_What the task asks_: Filter the listing below, copying every line in which the word "this" appears.

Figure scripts
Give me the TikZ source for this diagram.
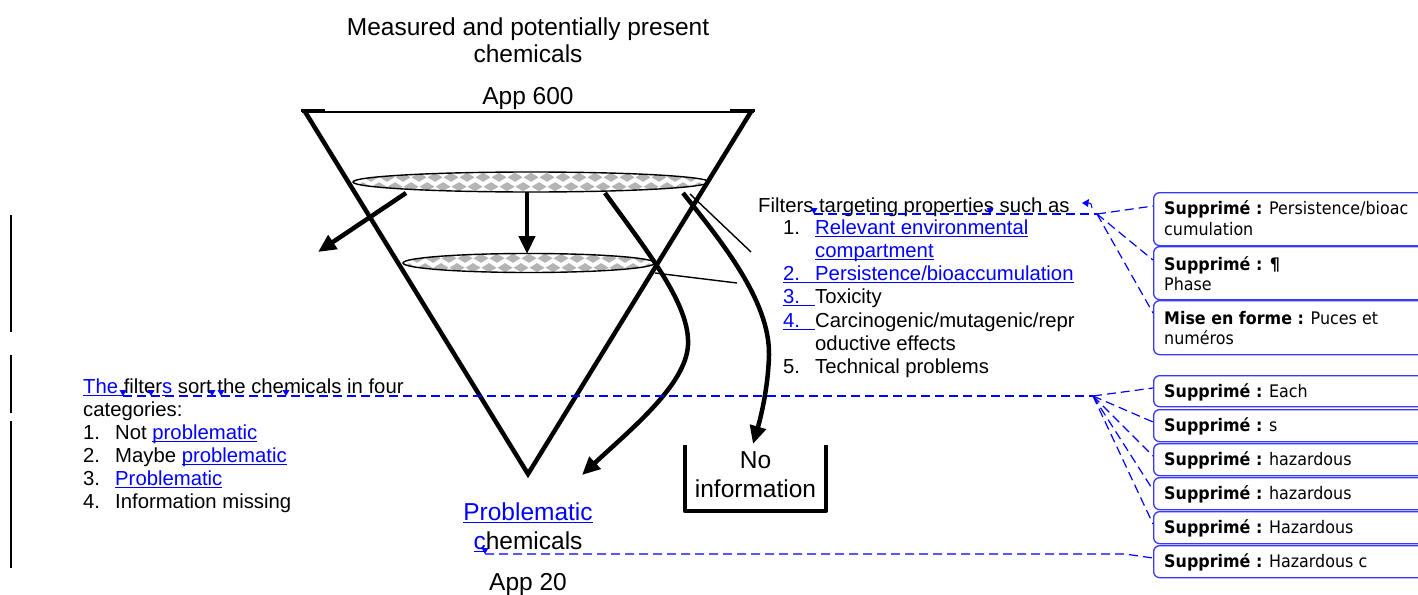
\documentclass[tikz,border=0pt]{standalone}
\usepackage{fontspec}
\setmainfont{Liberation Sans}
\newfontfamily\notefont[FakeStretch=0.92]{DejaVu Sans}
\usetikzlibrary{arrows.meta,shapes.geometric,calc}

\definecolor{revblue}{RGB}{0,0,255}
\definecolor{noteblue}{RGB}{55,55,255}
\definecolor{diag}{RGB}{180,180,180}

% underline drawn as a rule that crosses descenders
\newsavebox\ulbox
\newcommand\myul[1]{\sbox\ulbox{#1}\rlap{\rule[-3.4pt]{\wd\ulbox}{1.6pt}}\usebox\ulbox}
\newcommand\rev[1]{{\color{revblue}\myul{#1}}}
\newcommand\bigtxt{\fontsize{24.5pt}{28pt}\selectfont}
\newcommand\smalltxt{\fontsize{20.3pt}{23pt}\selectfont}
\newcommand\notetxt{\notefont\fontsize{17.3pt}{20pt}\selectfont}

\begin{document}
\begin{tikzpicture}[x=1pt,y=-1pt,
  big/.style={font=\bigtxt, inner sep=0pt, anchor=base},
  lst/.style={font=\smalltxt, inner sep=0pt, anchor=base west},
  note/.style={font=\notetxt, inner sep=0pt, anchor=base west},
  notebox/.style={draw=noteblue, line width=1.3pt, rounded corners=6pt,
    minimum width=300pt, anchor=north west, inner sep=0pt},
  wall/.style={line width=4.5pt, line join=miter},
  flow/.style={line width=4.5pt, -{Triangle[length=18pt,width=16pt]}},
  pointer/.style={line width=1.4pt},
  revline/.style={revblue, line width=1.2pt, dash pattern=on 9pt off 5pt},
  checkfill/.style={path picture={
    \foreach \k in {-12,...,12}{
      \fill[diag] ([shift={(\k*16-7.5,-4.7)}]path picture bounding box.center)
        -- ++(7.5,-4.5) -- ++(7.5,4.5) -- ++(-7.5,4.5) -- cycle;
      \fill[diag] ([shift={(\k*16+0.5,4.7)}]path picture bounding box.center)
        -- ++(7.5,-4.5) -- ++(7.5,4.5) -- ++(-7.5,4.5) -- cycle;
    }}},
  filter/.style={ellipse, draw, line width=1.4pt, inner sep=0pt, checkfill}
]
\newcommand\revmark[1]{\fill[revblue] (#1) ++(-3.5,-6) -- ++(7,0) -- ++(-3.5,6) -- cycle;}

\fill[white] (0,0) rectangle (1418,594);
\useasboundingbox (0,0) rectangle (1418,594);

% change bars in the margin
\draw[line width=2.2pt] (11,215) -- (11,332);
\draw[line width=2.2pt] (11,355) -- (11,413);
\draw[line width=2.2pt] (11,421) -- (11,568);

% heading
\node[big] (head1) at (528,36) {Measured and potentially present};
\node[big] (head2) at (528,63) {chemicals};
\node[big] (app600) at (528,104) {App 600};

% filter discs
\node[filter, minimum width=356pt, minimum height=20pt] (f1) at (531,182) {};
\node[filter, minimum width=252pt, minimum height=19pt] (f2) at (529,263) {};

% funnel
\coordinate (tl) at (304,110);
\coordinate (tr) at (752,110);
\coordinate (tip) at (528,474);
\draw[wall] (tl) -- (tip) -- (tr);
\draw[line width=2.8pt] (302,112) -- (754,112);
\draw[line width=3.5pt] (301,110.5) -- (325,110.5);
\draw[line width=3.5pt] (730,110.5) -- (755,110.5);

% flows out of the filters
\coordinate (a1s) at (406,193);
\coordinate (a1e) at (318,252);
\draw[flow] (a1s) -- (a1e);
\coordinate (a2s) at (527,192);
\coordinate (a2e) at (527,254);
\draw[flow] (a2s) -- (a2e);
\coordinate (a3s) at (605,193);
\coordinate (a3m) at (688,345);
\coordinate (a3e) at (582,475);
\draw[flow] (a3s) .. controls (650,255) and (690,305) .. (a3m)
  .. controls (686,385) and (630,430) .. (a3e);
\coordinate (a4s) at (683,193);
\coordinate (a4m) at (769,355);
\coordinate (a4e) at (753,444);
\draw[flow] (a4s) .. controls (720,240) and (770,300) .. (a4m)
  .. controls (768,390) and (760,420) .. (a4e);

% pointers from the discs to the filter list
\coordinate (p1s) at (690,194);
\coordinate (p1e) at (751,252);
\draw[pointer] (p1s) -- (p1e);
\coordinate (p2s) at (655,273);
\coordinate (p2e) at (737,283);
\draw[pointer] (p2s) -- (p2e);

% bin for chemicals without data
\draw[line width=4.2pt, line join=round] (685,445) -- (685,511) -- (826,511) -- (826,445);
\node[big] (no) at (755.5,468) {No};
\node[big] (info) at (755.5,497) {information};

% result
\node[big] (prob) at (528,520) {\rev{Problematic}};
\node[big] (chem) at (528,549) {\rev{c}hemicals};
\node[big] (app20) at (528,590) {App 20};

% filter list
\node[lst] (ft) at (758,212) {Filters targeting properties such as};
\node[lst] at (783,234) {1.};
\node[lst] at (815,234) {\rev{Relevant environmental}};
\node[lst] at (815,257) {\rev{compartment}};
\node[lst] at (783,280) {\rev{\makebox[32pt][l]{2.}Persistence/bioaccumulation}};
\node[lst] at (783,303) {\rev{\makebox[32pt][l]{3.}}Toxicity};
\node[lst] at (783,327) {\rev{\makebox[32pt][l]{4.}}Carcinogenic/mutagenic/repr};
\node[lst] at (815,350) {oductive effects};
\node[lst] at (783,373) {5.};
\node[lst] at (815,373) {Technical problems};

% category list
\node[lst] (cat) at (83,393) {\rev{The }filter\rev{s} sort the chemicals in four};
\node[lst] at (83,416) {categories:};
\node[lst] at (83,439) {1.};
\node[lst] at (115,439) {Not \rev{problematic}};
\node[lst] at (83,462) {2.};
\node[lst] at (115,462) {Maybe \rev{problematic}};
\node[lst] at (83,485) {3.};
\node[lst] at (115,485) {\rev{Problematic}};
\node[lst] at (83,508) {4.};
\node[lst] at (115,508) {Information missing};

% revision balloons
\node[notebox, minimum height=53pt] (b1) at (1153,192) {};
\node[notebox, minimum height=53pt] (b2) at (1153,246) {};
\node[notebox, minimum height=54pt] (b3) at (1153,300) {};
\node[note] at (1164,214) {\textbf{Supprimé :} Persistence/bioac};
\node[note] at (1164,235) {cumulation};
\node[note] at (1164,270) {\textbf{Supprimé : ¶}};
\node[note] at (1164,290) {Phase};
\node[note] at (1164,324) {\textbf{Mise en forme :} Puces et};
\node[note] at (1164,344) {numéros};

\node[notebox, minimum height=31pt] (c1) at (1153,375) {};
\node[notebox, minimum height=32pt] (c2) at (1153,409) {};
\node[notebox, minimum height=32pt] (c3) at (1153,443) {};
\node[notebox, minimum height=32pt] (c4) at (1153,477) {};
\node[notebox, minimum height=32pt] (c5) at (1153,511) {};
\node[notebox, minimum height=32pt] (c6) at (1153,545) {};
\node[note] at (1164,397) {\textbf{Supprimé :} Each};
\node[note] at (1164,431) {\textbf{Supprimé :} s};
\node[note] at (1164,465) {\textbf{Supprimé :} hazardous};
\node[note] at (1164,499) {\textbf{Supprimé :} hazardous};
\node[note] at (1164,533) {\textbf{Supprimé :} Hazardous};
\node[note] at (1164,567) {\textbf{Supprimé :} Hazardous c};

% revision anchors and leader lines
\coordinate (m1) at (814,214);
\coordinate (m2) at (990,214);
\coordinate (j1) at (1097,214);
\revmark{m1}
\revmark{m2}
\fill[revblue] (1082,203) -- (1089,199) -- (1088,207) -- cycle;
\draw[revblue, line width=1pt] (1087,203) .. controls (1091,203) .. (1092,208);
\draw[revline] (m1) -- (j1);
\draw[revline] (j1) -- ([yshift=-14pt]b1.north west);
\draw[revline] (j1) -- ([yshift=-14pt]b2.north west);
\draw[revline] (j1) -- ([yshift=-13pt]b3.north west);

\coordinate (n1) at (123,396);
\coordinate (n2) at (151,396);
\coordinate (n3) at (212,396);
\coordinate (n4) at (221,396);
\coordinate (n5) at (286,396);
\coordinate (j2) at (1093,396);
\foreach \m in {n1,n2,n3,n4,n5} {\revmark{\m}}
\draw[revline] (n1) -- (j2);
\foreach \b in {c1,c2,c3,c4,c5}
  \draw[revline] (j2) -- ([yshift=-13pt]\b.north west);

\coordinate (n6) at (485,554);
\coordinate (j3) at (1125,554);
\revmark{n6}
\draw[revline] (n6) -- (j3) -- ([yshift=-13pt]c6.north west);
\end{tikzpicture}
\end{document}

--

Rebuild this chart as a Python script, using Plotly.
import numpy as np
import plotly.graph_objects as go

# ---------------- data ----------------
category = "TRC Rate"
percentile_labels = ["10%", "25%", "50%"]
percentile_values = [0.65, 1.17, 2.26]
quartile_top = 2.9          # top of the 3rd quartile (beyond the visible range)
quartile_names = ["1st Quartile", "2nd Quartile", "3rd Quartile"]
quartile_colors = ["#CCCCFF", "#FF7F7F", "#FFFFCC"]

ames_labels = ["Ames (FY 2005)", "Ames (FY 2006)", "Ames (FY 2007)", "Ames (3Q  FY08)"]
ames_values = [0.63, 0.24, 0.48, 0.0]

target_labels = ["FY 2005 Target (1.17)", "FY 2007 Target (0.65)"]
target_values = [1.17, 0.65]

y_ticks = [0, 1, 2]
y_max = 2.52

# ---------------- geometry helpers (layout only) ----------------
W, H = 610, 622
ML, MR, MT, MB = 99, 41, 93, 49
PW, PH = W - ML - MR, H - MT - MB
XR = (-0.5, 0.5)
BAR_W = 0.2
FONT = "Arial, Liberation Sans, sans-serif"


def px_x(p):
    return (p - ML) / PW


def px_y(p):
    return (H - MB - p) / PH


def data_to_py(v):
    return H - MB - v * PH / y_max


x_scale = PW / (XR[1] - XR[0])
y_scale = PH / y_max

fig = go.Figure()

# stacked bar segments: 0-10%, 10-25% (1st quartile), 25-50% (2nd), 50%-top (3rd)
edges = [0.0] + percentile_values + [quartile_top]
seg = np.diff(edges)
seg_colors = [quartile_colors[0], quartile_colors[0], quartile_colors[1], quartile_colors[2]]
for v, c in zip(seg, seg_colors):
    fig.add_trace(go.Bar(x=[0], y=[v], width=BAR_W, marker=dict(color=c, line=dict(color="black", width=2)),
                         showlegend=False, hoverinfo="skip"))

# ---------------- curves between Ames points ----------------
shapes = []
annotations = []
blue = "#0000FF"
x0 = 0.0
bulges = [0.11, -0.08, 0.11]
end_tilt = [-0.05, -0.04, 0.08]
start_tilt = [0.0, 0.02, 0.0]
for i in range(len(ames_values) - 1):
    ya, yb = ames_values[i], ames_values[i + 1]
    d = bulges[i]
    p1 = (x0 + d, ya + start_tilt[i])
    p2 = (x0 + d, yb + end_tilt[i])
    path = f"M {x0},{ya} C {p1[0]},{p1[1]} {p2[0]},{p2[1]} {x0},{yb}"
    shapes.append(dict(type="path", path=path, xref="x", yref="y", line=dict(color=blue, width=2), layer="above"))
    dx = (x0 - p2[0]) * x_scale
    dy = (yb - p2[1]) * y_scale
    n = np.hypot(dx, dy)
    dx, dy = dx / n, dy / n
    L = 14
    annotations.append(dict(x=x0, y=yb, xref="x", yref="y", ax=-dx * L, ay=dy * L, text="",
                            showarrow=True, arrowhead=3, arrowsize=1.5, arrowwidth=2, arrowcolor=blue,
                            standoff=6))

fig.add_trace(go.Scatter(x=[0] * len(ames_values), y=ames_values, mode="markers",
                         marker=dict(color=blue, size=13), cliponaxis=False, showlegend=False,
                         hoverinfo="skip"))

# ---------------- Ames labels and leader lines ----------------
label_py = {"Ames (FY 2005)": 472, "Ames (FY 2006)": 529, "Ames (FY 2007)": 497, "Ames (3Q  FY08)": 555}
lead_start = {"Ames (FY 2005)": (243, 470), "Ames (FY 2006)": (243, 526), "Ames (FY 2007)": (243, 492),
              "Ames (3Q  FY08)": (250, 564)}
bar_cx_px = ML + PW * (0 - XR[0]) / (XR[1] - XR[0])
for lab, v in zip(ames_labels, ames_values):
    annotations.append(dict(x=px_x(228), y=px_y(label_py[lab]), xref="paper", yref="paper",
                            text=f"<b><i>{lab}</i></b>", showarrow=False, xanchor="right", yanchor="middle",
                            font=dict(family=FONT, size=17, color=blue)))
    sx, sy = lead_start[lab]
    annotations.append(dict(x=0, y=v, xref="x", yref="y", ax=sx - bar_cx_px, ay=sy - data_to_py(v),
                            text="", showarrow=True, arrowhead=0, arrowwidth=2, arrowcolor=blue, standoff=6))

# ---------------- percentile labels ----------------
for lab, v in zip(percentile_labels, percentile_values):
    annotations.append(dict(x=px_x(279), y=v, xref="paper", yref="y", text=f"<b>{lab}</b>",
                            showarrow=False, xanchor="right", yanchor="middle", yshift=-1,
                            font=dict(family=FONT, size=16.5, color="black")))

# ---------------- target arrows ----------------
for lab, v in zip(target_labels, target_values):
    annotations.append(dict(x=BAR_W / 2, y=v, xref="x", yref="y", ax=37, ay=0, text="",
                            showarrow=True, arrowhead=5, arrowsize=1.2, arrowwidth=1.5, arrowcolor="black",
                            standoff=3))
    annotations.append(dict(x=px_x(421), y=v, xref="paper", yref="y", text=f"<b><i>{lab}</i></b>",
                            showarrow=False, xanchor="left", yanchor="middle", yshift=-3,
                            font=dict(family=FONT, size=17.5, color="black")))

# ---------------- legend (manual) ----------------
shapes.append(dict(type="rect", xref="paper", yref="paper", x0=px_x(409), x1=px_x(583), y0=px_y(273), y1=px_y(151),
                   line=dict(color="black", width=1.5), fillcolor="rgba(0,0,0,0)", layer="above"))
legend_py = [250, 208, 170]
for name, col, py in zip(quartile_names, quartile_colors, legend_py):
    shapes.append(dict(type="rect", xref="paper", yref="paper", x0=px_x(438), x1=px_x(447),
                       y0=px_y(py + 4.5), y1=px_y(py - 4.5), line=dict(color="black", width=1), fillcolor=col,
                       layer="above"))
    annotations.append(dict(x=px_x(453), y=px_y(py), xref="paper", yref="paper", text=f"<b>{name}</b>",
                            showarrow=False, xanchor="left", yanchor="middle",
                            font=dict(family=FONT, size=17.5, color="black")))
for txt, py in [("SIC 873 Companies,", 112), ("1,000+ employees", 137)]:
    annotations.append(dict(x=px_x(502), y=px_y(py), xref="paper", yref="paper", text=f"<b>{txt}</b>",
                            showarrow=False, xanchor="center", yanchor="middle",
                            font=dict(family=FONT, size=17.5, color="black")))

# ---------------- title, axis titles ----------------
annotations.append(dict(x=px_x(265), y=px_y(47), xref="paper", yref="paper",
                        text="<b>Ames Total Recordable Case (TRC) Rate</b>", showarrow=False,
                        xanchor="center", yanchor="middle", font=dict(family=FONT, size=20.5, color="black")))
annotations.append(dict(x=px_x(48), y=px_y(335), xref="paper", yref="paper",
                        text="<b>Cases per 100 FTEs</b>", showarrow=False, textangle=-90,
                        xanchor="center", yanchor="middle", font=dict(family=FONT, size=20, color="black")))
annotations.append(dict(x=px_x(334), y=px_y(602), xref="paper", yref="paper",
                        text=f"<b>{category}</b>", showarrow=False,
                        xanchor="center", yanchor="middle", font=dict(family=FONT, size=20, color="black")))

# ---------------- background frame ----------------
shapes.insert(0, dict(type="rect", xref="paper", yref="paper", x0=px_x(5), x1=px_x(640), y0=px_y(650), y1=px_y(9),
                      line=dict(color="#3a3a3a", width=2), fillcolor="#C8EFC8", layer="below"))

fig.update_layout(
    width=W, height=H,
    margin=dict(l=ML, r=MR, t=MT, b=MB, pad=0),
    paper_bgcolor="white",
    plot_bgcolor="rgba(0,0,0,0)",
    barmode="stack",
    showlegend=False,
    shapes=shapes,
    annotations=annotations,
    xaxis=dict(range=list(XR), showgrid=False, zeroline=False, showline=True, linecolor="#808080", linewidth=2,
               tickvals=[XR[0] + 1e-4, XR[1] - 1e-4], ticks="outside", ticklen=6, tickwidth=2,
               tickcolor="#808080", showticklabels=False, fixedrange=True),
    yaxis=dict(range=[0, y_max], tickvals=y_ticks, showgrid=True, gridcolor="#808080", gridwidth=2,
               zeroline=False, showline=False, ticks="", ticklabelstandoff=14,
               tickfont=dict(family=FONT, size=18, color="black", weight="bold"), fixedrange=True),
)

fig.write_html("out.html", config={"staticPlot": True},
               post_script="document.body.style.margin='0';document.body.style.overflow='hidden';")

_Full answer_:
Give me the TikZ source for this diagram.
Rebuild this chart as a Python script, using Plotly.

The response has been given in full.